The vertex of the parabola \( x^2 = 4y \) is at the origin \((0,0)\). To find its image, we use the reflection formula for a point \((x_1, y_1)\) in a line \(Ax + By + C = 0\):

1. \(x' = \frac{x_1(B^2 - A^2) - 2A(By_1 + C)}{A^2 + B^2}\) \(y' = \frac{y_1(A^2 - B^2) - 2B(Ax_1 + C)}{A^2 + B^2}\)

Substituting \((x_1, y_1) = (0, 0)\) into the formula for the line \(x-y-1=0\) (where \(A=1\), \(B=-1\) and \(C=-1\)), simplifies the reflection. The image of \((0,0)\) is:

1. \((0,0) \to (1, -1)\)
2. Transformation of the Parabola:

The general equation of a parabola reflected over a line is found by transforming each point \((x, y)\) to its image. This step requires applying reflection to a general point on the parabola and finding the corresponding new parabola equation.

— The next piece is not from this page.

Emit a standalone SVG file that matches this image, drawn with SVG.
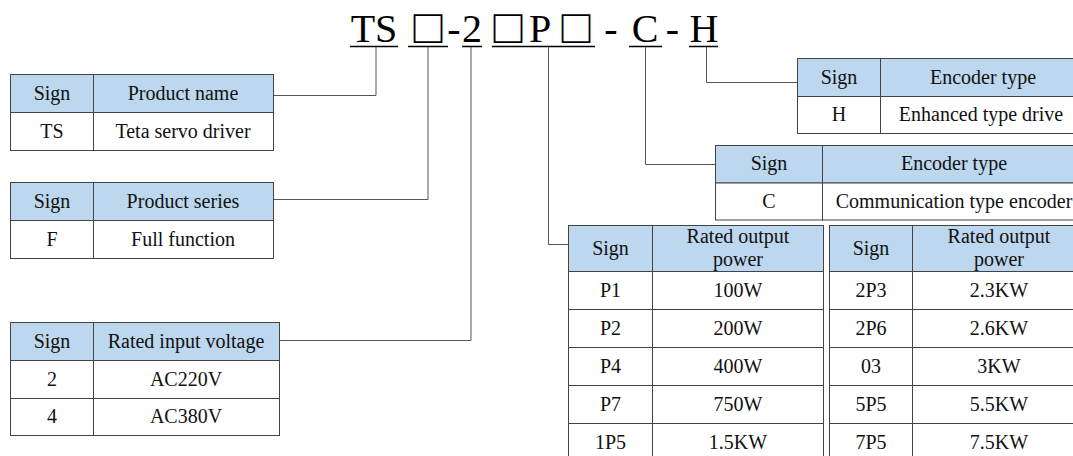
<svg xmlns="http://www.w3.org/2000/svg" width="1073" height="456" viewBox="0 0 1073 456">
<style>
.t{font-family:"Liberation Serif","Times New Roman",serif;font-size:20px;fill:#111;text-anchor:middle}
.ti{font-family:"Liberation Serif","Times New Roman",serif;font-size:40px;fill:#000;text-anchor:middle}
.bx{font-family:"DejaVu Sans ExtraLight","DejaVu Sans",sans-serif;font-weight:200;font-size:48px;fill:#000;text-anchor:middle}
.hd{fill:#BDD7EE;stroke:#444;stroke-width:1}
.cl{fill:#fff;stroke:#444;stroke-width:1}
.ln{fill:none;stroke:#555;stroke-width:1}
.ul{fill:none;stroke:#000;stroke-width:1.6}
</style>
<rect width="1073" height="456" fill="#fff"/>
<g id="title">
<text class="ti" x="374" y="42">TS</text>
<text class="bx" x="428" y="43">□</text>
<text class="ti" x="454" y="42">-</text>
<text class="ti" x="472" y="42">2</text>
<text class="bx" x="508" y="43">□</text>
<text class="ti" x="540" y="42">P</text>
<text class="bx" x="576" y="43">□</text>
<text class="ti" x="611" y="42">-</text>
<text class="ti" x="645" y="42">C</text>
<text class="ti" x="672.5" y="42">-</text>
<text class="ti" x="704" y="42">H</text>
<path class="ul" d="M350 46.5H398M408 46.5H448M462 46.5H482M492 46.5H595M629 46.5H662M689 46.5H718"/>
</g>
<g id="connectors">
<path class="ln" d="M376 47V95.5H273"/>
<path class="ln" d="M428 47V199.5H273"/>
<path class="ln" d="M471 47V340.5H279"/>
<path class="ln" d="M548.5 47V244.5H568"/>
<path class="ln" d="M645.5 47V164.5H715"/>
<path class="ln" d="M706.5 47V82.5H797"/>
</g>
<g id="product-name">
<rect class="hd" x="10.5" y="74.5" width="83" height="38"/>
<rect class="hd" x="93.5" y="74.5" width="180" height="38"/>
<rect class="cl" x="10.5" y="112.5" width="83" height="38"/>
<rect class="cl" x="93.5" y="112.5" width="180" height="38"/>
<text class="t" x="52" y="100">Sign</text>
<text class="t" x="183" y="100">Product name</text>
<text class="t" x="52" y="138">TS</text>
<text class="t" x="183" y="138">Teta servo driver</text>
</g>
<g id="product-series">
<rect class="hd" x="10.5" y="182.5" width="83" height="38"/>
<rect class="hd" x="93.5" y="182.5" width="180" height="38"/>
<rect class="cl" x="10.5" y="220.5" width="83" height="38"/>
<rect class="cl" x="93.5" y="220.5" width="180" height="38"/>
<text class="t" x="52" y="208">Sign</text>
<text class="t" x="183" y="208">Product series</text>
<text class="t" x="52" y="246">F</text>
<text class="t" x="183" y="246">Full function</text>
</g>
<g id="input-voltage">
<rect class="hd" x="10.5" y="322.5" width="83" height="38"/>
<rect class="hd" x="93.5" y="322.5" width="186" height="38"/>
<rect class="cl" x="10.5" y="360.5" width="83" height="38"/>
<rect class="cl" x="93.5" y="360.5" width="186" height="38"/>
<rect class="cl" x="10.5" y="398.5" width="83" height="37"/>
<rect class="cl" x="93.5" y="398.5" width="186" height="37"/>
<text class="t" x="52" y="348">Sign</text>
<text class="t" x="186" y="348">Rated input voltage</text>
<text class="t" x="52" y="386">2</text>
<text class="t" x="186" y="386">AC220V</text>
<text class="t" x="52" y="423">4</text>
<text class="t" x="186" y="423">AC380V</text>
</g>
<g id="encoder-h">
<rect class="hd" x="797.5" y="58.5" width="83" height="38"/>
<rect class="hd" x="880.5" y="58.5" width="210" height="38"/>
<rect class="cl" x="797.5" y="96.5" width="83" height="37"/>
<rect class="cl" x="880.5" y="96.5" width="210" height="37"/>
<text class="t" x="839" y="84">Sign</text>
<text class="t" x="983" y="84">Encoder type</text>
<text class="t" x="839" y="121">H</text>
<text class="t" x="981" y="121">Enhanced type drive</text>
</g>
<g id="encoder-c">
<rect class="hd" x="715.5" y="145.5" width="107" height="37.5"/>
<rect class="hd" x="822.5" y="145.5" width="270" height="37.5"/>
<rect class="cl" x="715.5" y="183" width="107" height="37"/>
<rect class="cl" x="822.5" y="183" width="270" height="37"/>
<text class="t" x="769" y="170">Sign</text>
<text class="t" x="954" y="170">Encoder type</text>
<text class="t" x="769" y="208">C</text>
<text class="t" x="954" y="208">Communication type encoder</text>
</g>
<g id="power-a">
<rect class="hd" x="568.5" y="225.5" width="84" height="46"/>
<rect class="hd" x="652.5" y="225.5" width="171" height="46"/>
<rect class="cl" x="568.5" y="271.5" width="84" height="38"/>
<rect class="cl" x="652.5" y="271.5" width="171" height="38"/>
<rect class="cl" x="568.5" y="309.5" width="84" height="38"/>
<rect class="cl" x="652.5" y="309.5" width="171" height="38"/>
<rect class="cl" x="568.5" y="347.5" width="84" height="38"/>
<rect class="cl" x="652.5" y="347.5" width="171" height="38"/>
<rect class="cl" x="568.5" y="385.5" width="84" height="38"/>
<rect class="cl" x="652.5" y="385.5" width="171" height="38"/>
<rect class="cl" x="568.5" y="423.5" width="84" height="38"/>
<rect class="cl" x="652.5" y="423.5" width="171" height="38"/>
<text class="t" x="610.5" y="255">Sign</text>
<text class="t" x="738" y="243">Rated output</text>
<text class="t" x="738" y="266">power</text>
<text class="t" x="610.5" y="297">P1</text>
<text class="t" x="738" y="297">100W</text>
<text class="t" x="610.5" y="335">P2</text>
<text class="t" x="738" y="335">200W</text>
<text class="t" x="610.5" y="373">P4</text>
<text class="t" x="738" y="373">400W</text>
<text class="t" x="610.5" y="411">P7</text>
<text class="t" x="738" y="411">750W</text>
<text class="t" x="610.5" y="449">1P5</text>
<text class="t" x="738" y="449">1.5KW</text>
</g>
<g id="power-b">
<rect class="hd" x="829.5" y="225.5" width="83" height="46"/>
<rect class="hd" x="912.5" y="225.5" width="174" height="46"/>
<rect class="cl" x="829.5" y="271.5" width="83" height="38"/>
<rect class="cl" x="912.5" y="271.5" width="174" height="38"/>
<rect class="cl" x="829.5" y="309.5" width="83" height="38"/>
<rect class="cl" x="912.5" y="309.5" width="174" height="38"/>
<rect class="cl" x="829.5" y="347.5" width="83" height="38"/>
<rect class="cl" x="912.5" y="347.5" width="174" height="38"/>
<rect class="cl" x="829.5" y="385.5" width="83" height="38"/>
<rect class="cl" x="912.5" y="385.5" width="174" height="38"/>
<rect class="cl" x="829.5" y="423.5" width="83" height="38"/>
<rect class="cl" x="912.5" y="423.5" width="174" height="38"/>
<text class="t" x="871" y="255">Sign</text>
<text class="t" x="999" y="243">Rated output</text>
<text class="t" x="999" y="266">power</text>
<text class="t" x="871" y="297">2P3</text>
<text class="t" x="999" y="297">2.3KW</text>
<text class="t" x="871" y="335">2P6</text>
<text class="t" x="999" y="335">2.6KW</text>
<text class="t" x="871" y="373">03</text>
<text class="t" x="999" y="373">3KW</text>
<text class="t" x="871" y="411">5P5</text>
<text class="t" x="999" y="411">5.5KW</text>
<text class="t" x="871" y="449">7P5</text>
<text class="t" x="999" y="449">7.5KW</text>
</g>
</svg>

Post-reflection, the equation \(y^2 = 4x\) (derived from the standard form using the image vertex) maintains the standard parabola form. Therefore, we can write the image of the original parabola as \((y+1)^2 = 4(x-1)\).

1. Identifying Constants:

The transformed parabola can be expressed as \((y+a)^2 = b(x-c)\), where the vertex \((1, -1)\) gives \(a=1\), \(b=4\), and \(c=1\).

Thus, \(a + b + c = 1 + 4 + 1 = 6\).

1. Conclusion:

Therefore, the sum \(a+b+c\) is equal to 6.